May had a golden opportunity to put Lords repeal on the agenda, it would have helped her in the election.
A UK freeper or someone made the case for bring back hereditary Lords, people raised to play that role. Obviously that won’t happen.
Canadian Senate is similar, appointed by the PM (by the Governor-General on the “advise” of the PM). “Advise” of the PM is like “advice” from Don Vito Corleono, it can hardly be refused.
Australia has an elected Senate. But the election system is that stupid singe transferable vote which results in several weird small parties holding the balance of power.
STV sounds good on paper but look at Ireland (used for the lower House) and look at the Australian Senate, the system sucks.
Ireland Senate is indirectly elected.
Really I see no point in having an upper House in a Westminster-style parliamentary system, it just gets in the way. Save Australia they all have power that’s been limited to the point of pointlessness and a complete lack of legitimacy.
Eh, they've gutted most of the power of the House of Lords, but they still have the ability to slow down the passage of bills and amend them. I agree with the Coolidge philosophy that its better to kill bad bills than pass good ones, so I suppose its a good thing if it stops the government (regardless of which party is in power) from hastily passing too much knee-jerk legislation. Too bad the House of Lords can't kill bills outright anymore. In theory they could have stopped something like gay marriage regardless of the social pressure to pass it.
Still, the biggest problem is the Lords themselves, the whole body is basically a bunch of elitist aristocrats who want a cushy useless government job, so that's why so many Britons resent it.
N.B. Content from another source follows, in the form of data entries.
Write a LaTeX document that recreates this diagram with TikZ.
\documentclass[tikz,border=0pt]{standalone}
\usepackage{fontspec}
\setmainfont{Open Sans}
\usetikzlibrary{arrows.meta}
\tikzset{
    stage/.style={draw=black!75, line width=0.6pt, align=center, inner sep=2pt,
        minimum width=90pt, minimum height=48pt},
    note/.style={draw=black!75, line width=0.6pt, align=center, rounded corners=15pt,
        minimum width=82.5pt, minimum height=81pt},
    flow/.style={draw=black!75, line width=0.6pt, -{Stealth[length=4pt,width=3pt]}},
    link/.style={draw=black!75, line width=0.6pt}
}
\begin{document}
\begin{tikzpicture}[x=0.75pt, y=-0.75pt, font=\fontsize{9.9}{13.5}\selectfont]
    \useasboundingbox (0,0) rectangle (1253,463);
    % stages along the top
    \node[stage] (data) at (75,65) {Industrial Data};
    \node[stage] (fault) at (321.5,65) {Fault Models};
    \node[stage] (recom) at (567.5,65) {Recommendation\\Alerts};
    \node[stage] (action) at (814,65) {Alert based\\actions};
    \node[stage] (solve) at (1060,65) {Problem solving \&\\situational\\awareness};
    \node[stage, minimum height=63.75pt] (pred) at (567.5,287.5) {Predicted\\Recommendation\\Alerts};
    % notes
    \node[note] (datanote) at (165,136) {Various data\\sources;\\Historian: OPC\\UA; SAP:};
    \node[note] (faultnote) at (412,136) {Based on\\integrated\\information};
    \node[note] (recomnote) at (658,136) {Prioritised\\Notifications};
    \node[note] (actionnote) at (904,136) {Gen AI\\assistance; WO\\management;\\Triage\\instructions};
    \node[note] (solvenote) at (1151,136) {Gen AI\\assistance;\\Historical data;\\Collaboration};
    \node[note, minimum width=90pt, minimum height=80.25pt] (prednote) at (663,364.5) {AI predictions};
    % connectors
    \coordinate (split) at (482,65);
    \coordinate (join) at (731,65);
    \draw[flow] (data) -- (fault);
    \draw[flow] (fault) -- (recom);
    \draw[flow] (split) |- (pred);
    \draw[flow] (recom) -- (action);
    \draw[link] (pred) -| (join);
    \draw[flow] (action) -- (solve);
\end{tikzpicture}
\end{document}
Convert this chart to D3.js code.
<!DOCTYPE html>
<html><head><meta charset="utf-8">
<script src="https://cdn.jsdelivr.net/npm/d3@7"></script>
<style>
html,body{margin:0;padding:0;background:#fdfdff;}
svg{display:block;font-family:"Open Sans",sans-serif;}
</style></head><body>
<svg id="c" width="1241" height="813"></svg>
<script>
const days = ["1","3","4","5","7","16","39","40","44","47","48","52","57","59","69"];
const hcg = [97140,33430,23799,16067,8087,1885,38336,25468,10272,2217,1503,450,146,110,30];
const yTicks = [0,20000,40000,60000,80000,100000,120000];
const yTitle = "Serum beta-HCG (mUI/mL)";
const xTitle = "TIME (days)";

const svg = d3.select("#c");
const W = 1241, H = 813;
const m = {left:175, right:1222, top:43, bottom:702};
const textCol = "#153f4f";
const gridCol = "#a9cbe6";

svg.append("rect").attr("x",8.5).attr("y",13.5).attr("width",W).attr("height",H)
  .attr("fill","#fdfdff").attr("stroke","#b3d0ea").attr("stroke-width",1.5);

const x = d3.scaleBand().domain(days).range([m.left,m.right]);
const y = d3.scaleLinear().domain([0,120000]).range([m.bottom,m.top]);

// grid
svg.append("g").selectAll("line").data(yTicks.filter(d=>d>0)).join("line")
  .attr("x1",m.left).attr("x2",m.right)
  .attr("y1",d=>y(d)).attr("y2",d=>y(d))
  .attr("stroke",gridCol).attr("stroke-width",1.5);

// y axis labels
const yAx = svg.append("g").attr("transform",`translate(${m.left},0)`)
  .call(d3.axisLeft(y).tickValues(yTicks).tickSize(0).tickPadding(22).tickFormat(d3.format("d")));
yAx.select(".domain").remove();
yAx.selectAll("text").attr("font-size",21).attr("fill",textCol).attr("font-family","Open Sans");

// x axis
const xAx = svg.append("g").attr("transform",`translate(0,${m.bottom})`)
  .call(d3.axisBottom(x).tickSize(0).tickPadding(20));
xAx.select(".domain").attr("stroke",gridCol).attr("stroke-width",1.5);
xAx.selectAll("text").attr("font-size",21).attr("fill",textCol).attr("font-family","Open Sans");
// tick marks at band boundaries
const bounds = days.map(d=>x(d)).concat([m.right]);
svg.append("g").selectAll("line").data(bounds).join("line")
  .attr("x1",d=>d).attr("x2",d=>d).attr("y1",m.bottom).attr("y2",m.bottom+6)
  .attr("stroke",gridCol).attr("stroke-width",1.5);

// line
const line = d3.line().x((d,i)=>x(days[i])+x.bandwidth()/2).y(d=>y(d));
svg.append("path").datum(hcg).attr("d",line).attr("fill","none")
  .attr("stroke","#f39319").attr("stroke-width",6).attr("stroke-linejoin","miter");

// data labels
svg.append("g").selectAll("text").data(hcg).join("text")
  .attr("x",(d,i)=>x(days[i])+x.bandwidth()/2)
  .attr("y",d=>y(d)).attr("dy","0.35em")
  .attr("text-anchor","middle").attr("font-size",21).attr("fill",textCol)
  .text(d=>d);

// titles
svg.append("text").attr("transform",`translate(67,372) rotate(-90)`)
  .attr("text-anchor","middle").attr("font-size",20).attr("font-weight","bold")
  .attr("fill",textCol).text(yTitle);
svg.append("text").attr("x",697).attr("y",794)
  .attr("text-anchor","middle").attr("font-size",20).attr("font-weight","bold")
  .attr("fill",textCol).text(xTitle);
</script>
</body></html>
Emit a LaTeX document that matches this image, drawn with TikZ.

I still like the unique, one-of-a-kind Tricamerial system I first proposed when I was 19 and a freshman in my college political science class: 1) House of Commons, 2) House of Representatives, 3) House of Senators. The lowest house, the Commons, is drafted into service "jury duty style" from a pool of ordinary Americans (like jury duty, they'd carefully vet them and eliminate any incompetent bozos, wackjobs, or obviously biased people with an axe to grind from serving). They'd serve a single 1-year term in government and would not be eligible to serve a second consecutive term. During that time their main job would be to serve as a check and balance over the other two houses and amend their legislation. (I'd probably also give them line item veto power, so they could remove individual parts of a bill, but not veto the entire bill) They could introduce bills of their own and send them to the other two houses for consideration, but they couldn't actually enact any legislation from any house (including their own). The other two houses could overrule any decision of the House of Commons by a 2/3rds vote. The power of impeachment would be solely in the House of Commons. Since they were drawn from the general population, unlike the other two houses, the members would have civilian jobs like teachers, bartenders, cab drivers, retail sales, etc., instead of all being lawyers and millionaire businessmen, and they'd be barred from taking money from lobbyists. That means they'd probably introduce legislation the other two houses would never start on their own accord. They'd elect a Commons Speaker from their own members, the same way a jury elects a jury foreman. I imagine a small body of about 50 legislators. Probably best to avoid cameras of their proceedings or it would turn into Reality TV show type spectacle.